Adios, Urbanspoon, Hello Zomato?
By Grant Goggans
If you’re like literally thousands of other food bloggers, you had been exchanging reciprocal links with Urbanspoon until the end of May, when Zomato, the new owners of the service, finally closed it down. Zomato purchased Urbanspoon at the beginning of the year, and while some of us were braced for some considerable changes, the breadth of them was still quite a surprise.
To backtrack, let’s talk about the terrific deal that Urbanspoon brought to the blogging community.
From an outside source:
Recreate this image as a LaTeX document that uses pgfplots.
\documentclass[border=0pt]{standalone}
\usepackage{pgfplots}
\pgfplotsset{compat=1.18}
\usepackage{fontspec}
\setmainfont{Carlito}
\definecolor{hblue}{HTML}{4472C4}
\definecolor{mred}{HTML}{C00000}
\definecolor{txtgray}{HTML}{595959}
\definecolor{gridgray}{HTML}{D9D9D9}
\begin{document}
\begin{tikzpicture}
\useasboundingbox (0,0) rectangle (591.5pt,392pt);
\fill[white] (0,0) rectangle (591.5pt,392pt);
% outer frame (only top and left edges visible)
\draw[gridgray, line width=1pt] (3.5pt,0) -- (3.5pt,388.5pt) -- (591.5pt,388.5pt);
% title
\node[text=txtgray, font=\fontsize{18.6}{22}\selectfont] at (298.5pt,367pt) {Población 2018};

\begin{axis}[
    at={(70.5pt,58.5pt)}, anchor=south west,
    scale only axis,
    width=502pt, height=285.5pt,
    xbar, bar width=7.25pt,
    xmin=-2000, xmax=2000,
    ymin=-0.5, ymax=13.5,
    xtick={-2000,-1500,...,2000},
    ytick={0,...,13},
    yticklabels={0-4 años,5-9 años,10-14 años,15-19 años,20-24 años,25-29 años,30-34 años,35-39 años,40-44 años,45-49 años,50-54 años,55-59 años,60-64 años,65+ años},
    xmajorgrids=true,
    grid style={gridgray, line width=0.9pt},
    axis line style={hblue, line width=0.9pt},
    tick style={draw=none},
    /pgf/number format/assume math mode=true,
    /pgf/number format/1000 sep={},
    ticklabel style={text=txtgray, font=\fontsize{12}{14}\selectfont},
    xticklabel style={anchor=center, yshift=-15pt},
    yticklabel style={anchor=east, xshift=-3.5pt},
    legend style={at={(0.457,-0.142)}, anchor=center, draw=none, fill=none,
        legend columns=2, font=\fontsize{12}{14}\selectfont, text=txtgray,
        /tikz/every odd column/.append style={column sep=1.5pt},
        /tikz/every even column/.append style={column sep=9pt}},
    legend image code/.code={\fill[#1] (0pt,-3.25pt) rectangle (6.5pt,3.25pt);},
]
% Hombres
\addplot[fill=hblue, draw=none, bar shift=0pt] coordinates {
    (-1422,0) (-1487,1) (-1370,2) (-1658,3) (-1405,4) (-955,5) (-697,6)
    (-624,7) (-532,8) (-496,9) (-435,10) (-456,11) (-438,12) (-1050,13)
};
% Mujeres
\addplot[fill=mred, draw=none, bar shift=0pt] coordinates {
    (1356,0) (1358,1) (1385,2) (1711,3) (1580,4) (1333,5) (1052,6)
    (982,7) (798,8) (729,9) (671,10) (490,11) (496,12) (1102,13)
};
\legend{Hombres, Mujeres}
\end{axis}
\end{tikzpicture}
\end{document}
Just the traffic alone was a great one; by displaying an Urbanspoon badge on a blog, with a link to Urbanspoon’s page about the restaurant being reviewed, Urbanspoon maintained a link to the blog, guaranteeing the possibility of traffic far into the future of the post being buried in a blogger’s website.
To be fair, in some cases, this was of minimal benefit to bloggers; any one blog’s link to, say, Schwartz’s in Montreal, possibly the most written-about restaurant in North America, was only one of hundreds on Schwartz’s Urbanspoon page, and any traffic that
came to the blog was short-lived, as new reviews pushed older posts further down, or off page one entirely. Also, in small markets where Urbanspoon was used less, it didn’t bring many referrals. But in larger cities with an active and engaged foodie community like Atlanta, Chicago or Seattle, just to name a few, a new review on Urbanspoon’s front page guaranteed several
dozen visits a day. Everybody wanted to be one of those “top 3” most recent blog posts, because it meant a steady stream of clicks.
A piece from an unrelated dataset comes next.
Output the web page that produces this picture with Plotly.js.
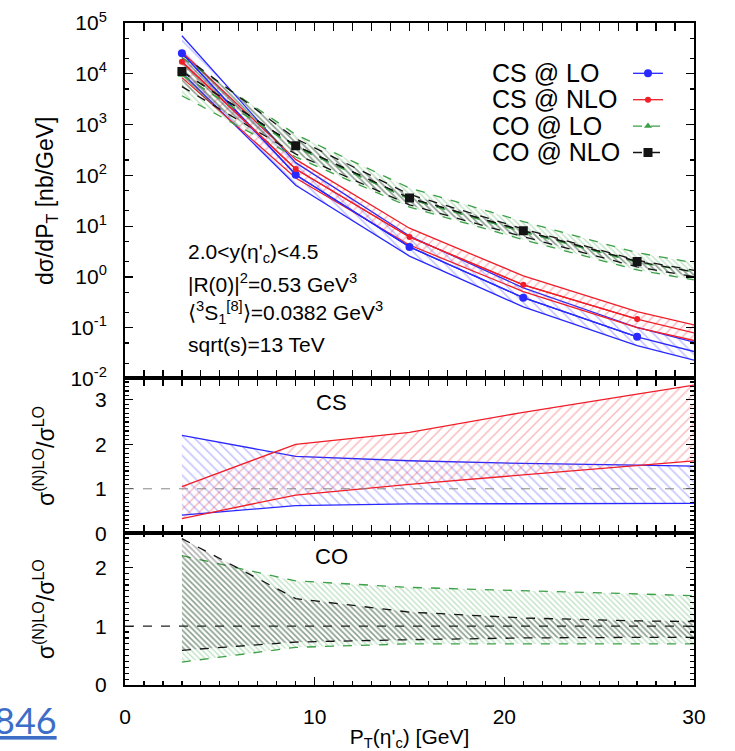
<!DOCTYPE html>
<html><head><meta charset="utf-8">
<script src="https://cdn.plot.ly/plotly-3.0.1.min.js"></script>
<style>html,body{margin:0;padding:0;background:#fff}</style>
</head><body><div id="chart" style="width:735px;height:751px"></div>
<script>
// ---- data ----
const bandX = [3, 9, 15, 21, 27, 30];
const ptX = [3, 9, 15, 21, 27];

// top panel: dσ/dPT [nb/GeV]
const csLO_pts  = [2.55e4, 103, 3.9, 0.39, 0.066];
const csLO_line = [2.55e4, 103, 3.9, 0.39, 0.066, 0.034];
const csLO_hi   = [5.6e4, 178, 6.4, 0.61, 0.101, 0.052];
const csLO_lo   = [1.05e4, 64, 2.57, 0.257, 0.0446, 0.023];

const csNLO_pts  = [1.72e4, 133, 6.1, 0.70, 0.148];
const csNLO_line = [1.72e4, 133, 6.1, 0.70, 0.148, 0.079];
const csNLO_hi   = [2.68e4, 206, 9.1, 1.05, 0.207, 0.114];
const csNLO_lo   = [8.4e3, 88.6, 4.25, 0.515, 0.100, 0.056];

const coLO_pts  = [9.5e3, 360, 34, 7.7, 1.95];
const coLO_line = [9.5e3, 360, 34, 7.7, 1.95, 1.25];
const coLO_hi   = [2.09e4, 637, 56.4, 12.3, 3.0, 1.9];
const coLO_lo   = [3.7e3, 230, 23.8, 5.4, 1.37, 0.875];

const coNLO_pts  = [1.11e4, 383, 35.7, 8.1, 2.02];
const coNLO_line = [1.11e4, 383, 35.7, 8.1, 2.02, 1.25];
const coNLO_hi   = [2.37e4, 529, 42.2, 8.8, 2.13, 1.35];
const coNLO_lo   = [5.6e3, 263, 26.2, 6.2, 1.58, 1.01];

// ratio panels σ^(N)LO / σ^LO
const csLOratio_hi  = [2.2, 1.73, 1.63, 1.57, 1.53, 1.51];
const csLOratio_lo  = [0.41, 0.62, 0.66, 0.66, 0.67, 0.67];
const csNLOratio_hi = [1.05, 2.0, 2.27, 2.72, 3.13, 3.33];
const csNLOratio_lo = [0.33, 0.86, 1.10, 1.31, 1.51, 1.63];

const coLOratio_hi  = [2.2, 1.77, 1.66, 1.6, 1.54, 1.52];
const coLOratio_lo  = [0.39, 0.64, 0.70, 0.70, 0.70, 0.70];
const coNLOratio_hi = [2.49, 1.47, 1.24, 1.14, 1.09, 1.08];
const coNLOratio_lo = [0.59, 0.73, 0.77, 0.80, 0.81, 0.81];

const seriesNames = ['CS @ LO', 'CS @ NLO', 'CO @ LO', 'CO @ NLO'];
const topTickVals = [1e-2, 1e-1, 1, 10, 100, 1e3, 1e4, 1e5];
const topTickText = ['10<sup>-2</sup>','10<sup>-1</sup>','10<sup>0</sup>','10<sup>1</sup>','10<sup>2</sup>','10<sup>3</sup>','10<sup>4</sup>','10<sup>5</sup>'];

// ---- styles ----
const BLUE = 'rgb(40,40,255)', RED = 'rgb(240,30,40)', GREEN = 'rgb(60,160,70)', BLACK = 'rgb(20,20,20)';
const FONT = 'Liberation Sans, Arial, sans-serif';

function band(x, lo, hi, yaxis, color, dash, pat) {
  return [
    {x: x, y: lo, yaxis: yaxis, type: 'scatter', mode: 'lines', showlegend: false, hoverinfo: 'skip',
     line: {color: color, width: 1.3, dash: dash}},
    {x: x, y: hi, yaxis: yaxis, type: 'scatter', mode: 'lines', showlegend: false, hoverinfo: 'skip',
     line: {color: color, width: 1.3, dash: dash}, fill: 'tonexty', fillcolor: 'rgba(0,0,0,0)',
     fillpattern: pat}
  ];
}
const patBlue  = {shape: '\\', size: 7, solidity: 0.2, fgcolor: 'rgba(60,60,255,0.7)', bgcolor: 'rgba(0,0,0,0)', fillmode: 'overlay'};
const patRed   = {shape: '/',  size: 7, solidity: 0.2, fgcolor: 'rgba(240,50,60,0.7)', bgcolor: 'rgba(0,0,0,0)', fillmode: 'overlay'};
const patGreen = {shape: '\\', size: 4, solidity: 0.35, fgcolor: 'rgba(60,165,75,0.65)', bgcolor: 'rgba(0,0,0,0)', fillmode: 'overlay'};
const patBlack = {shape: '\\', size: 4, solidity: 0.4, fgcolor: 'rgba(30,30,30,0.7)', bgcolor: 'rgba(0,0,0,0)', fillmode: 'overlay'};

let traces = [];
// top panel bands
traces = traces.concat(band(bandX, csLO_lo, csLO_hi, 'y', BLUE, 'solid', patBlue));
traces = traces.concat(band(bandX, csNLO_lo, csNLO_hi, 'y', RED, 'solid', patRed));
traces = traces.concat(band(bandX, coLO_lo, coLO_hi, 'y', GREEN, 'dash', patGreen));
traces = traces.concat(band(bandX, coNLO_lo, coNLO_hi, 'y', BLACK, 'dash', patBlack));
// central lines
const centralDefs = [
  [csLO_line, BLUE, 'solid'], [csNLO_line, RED, 'solid'], [coLO_line, GREEN, 'dash'], [coNLO_line, BLACK, 'dash']
];
centralDefs.forEach(d => traces.push({x: bandX, y: d[0], yaxis: 'y', type: 'scatter', mode: 'lines',
  showlegend: false, hoverinfo: 'skip', line: {color: d[1], width: 1.3, dash: d[2]}}));
// points (legend entries)
const ptDefs = [
  [csLO_pts, BLUE, 'solid', 'circle', 8],
  [csNLO_pts, RED, 'solid', 'circle', 6],
  [coLO_pts, GREEN, 'dash', 'triangle-up', 7],
  [coNLO_pts, BLACK, 'dash', 'square', 9]
];
ptDefs.forEach((d, i) => traces.push({x: ptX, y: d[0], yaxis: 'y', type: 'scatter', mode: 'lines+markers',
  name: ' ', legendrank: i + 1, line: {color: d[1], width: 1.3, dash: d[2]},
  marker: {color: d[1], symbol: d[3], size: d[4]}}));
// ratio panels
traces = traces.concat(band(bandX, csLOratio_lo, csLOratio_hi, 'y2', BLUE, 'solid', patBlue));
traces = traces.concat(band(bandX, csNLOratio_lo, csNLOratio_hi, 'y2', RED, 'solid', patRed));
traces = traces.concat(band(bandX, coLOratio_lo, coLOratio_hi, 'y3', GREEN, 'dash', patGreen));
traces = traces.concat(band(bandX, coNLOratio_lo, coNLOratio_hi, 'y3', BLACK, 'dash', patBlack));

const axCommon = {showline: true, linecolor: '#000', linewidth: 2, ticks: 'inside', tickcolor: '#000',
  ticklen: 8, tickwidth: 1.2, showgrid: false, zeroline: false, tickfont: {size: 21, color: '#000', family: FONT}};

const legendY = [0.9245, 0.885, 0.8444, 0.805];
const annotations = seriesNames.map((n, i) => ({xref: 'paper', yref: 'paper', x: 0.6415, y: legendY[i],
  xanchor: 'left', yanchor: 'middle', showarrow: false, text: n, font: {size: 25, family: FONT, color: '#000'}}));
const infoLines = [
  "2.0&lt;y(η'<sub>c</sub>)&lt;4.5",
  "|R(0)|<sup>2</sup>=0.53 GeV<sup>3</sup>",
  "⟨<sup>3</sup>S<sub>1</sub><sup>[8]</sup>⟩=0.0382 GeV<sup>3</sup>",
  "sqrt(s)=13 TeV"
];
const infoY = [0.6526, 0.6073, 0.562, 0.5136];
infoLines.forEach((t, i) => annotations.push({xref: 'x', yref: 'paper', x: 3.2, y: infoY[i], xanchor: 'left',
  yanchor: 'middle', showarrow: false, text: t, font: {size: 21, family: FONT, color: '#000'}}));
annotations.push({xref: 'x', yref: 'paper', x: 10.9, y: 0.426, showarrow: false, text: 'CS',
  font: {size: 22, family: FONT, color: '#000'}});
annotations.push({xref: 'x', yref: 'paper', x: 10.9, y: 0.172, showarrow: false, text: 'CO',
  font: {size: 22, family: FONT, color: '#000'}});
annotations.push({xref: 'paper', yref: 'paper', x: -0.2337, y: -0.0529, xanchor: 'left', yanchor: 'middle',
  showarrow: false, text: '<span style="text-decoration:underline">846</span>',
  font: {size: 36, family: 'Lato, sans-serif', color: 'rgb(60,110,200)'}});

const layout = {
  width: 735, height: 751,
  margin: {l: 125, r: 41, t: 23, b: 66, autoexpand: false},
  paper_bgcolor: '#fff', plot_bgcolor: '#fff',
  font: {family: FONT, color: '#000'},
  showlegend: true,
  legend: {x: 0.884, y: 0.9515, xanchor: 'left', yanchor: 'top', bgcolor: 'rgba(0,0,0,0)', borderwidth: 0,
    traceorder: 'normal',
    font: {size: 18, color: 'rgba(0,0,0,0)'}, itemwidth: 30, tracegroupgap: 0},
  xaxis: Object.assign({}, axCommon, {range: [0, 30], dtick: 10, anchor: 'y3', mirror: 'allticks',
    ticklabelstandoff: 12,
    minor: {dtick: 1, ticklen: 4, tickcolor: '#000', ticks: 'inside', showgrid: false},
    title: {text: "P<sub>T</sub>(η'<sub>c</sub>) [GeV]", font: {size: 21, family: FONT, color: '#000'}, standoff: 2}}),
  yaxis: Object.assign({}, axCommon, {type: 'log', range: [-2, 5], domain: [0.463, 1], anchor: 'x', mirror: 'ticks',
    tickvals: topTickVals, ticktext: topTickText, ticklabelstandoff: 12,
    minor: {ticklen: 4, tickcolor: '#000', ticks: 'inside', showgrid: false},
    title: {text: 'dσ/dP<sub>T</sub> [nb/GeV]', font: {size: 23, family: FONT, color: '#000'}, standoff: 10}}),
  yaxis2: Object.assign({}, axCommon, {range: [0, 3.48], domain: [0.2292, 0.463], anchor: 'x', mirror: 'ticks',
    dtick: 1, ticklabelstandoff: 12,
    minor: {dtick: 0.1, ticklen: 4, tickcolor: '#000', ticks: 'inside', showgrid: false},
    title: {text: 'σ<sup>(N)LO</sup>/σ<sup>LO</sup>', font: {size: 23, family: FONT, color: '#000'}, standoff: 34}}),
  yaxis3: Object.assign({}, axCommon, {range: [0, 2.58], domain: [0, 0.2292], anchor: 'x', mirror: 'ticks',
    dtick: 1, ticklabelstandoff: 12,
    minor: {dtick: 0.1, ticklen: 4, tickcolor: '#000', ticks: 'inside', showgrid: false},
    title: {text: 'σ<sup>(N)LO</sup>/σ<sup>LO</sup>', font: {size: 23, family: FONT, color: '#000'}, standoff: 34}}),
  shapes: [
    {type: 'line', xref: 'x domain', x0: 0, x1: 1, yref: 'y2', y0: 1, y1: 1, line: {color: '#888', width: 1, dash: 'dash'}},
    {type: 'line', xref: 'x domain', x0: 0, x1: 1, yref: 'y3', y0: 1, y1: 1, line: {color: '#222', width: 1.2, dash: 'dash'}}
  ],
  annotations: annotations
};

Plotly.newPlot('chart', traces, layout, {displayModeBar: false, staticPlot: true});
</script>
</body></html>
But perhaps the best and most popular feature was the blogger leaderboards. These provided the only objective ranking of blogs, even though the methodology was slightly flawed – they measured views within Urbanspoon, not actual blog traffic – and, consequently, a solid ranking number that bloggers could point to with authority. This encouraged competition and friendly rivalries, which was great fun, and many of us made new friends through them. They were also used by marketers for restaurants, PR firms, and by convention & visitors’ bureaus to find active bloggers in each region.
On June 1, Zomato announced “there is no spoon,” a take on the movie The Matrix, and changed everything. We’ve reached out to Zomato multiple times for comment on these changes, but the company has declined to respond. Blogger reviews are much harder to find on Zomato than on Urbanspoon, and the leaderboards have been completely
revamped. Now, each review of a restaurant – any restaurant – within the last six months earns one single point. A story from the most anticipated restaurant launch from a city’s best-known chef counts as much as a report about a burger from a fast-food chain in that city’s most remote suburb. Anything that a blogger had written prior to the last six months no longer counts for anything.
If your blog has not visited a particular metro in the last six months, then your blog vanishes from the city’s leaderboard. For
bloggers who write regularly about restaurants in a single metro, it’s not an insurmountable change, but for travelers with a footprint in many cities, it is certainly a blow. As for traffic, several of our peers have stated, both to us and to Zomato via the company’s Facebook page, that they are not seeing any clickthroughs from Zomato.
With traffic at a standstill, it’s probably a good idea to look at how you’ve been getting visitors, and modify your tactics to accommodate the loss of clicks from Urbanspoon. Take a fresh look at your SEO strategies, and double-down on your social media presence. If there are restaurants that you know well and can recommend, register for and keep an eye on foodie forums like Chowhound and Roadfood and look for opportunities to link to your stories. Remind all your non-foodie friends of your hobby or business (ahem, Facebook shares of recent posts on your personal page) and ask them to give you a social push to their contacts, and if you’re not having “eat-ups” with bloggers in your area, now’s the time to start!
Also, while everybody has their fingers crossed, hoping that Zomato will resume “normal operations,” it would not hurt to look at other, similar operations for opportunities. A Japanese restaurant guide, Tabelog, has recently started operations in the US and Canada (www.tabelog.us ), and while it is still very early hours for this company, there’s some optimism that it might replace Urbanspoon as a good partner to bloggers. They’re not the first to try and claim some of Urbanspoon’s goodwill (Anybody remember Foodio 54?), but in this climate they might evolve into something useful.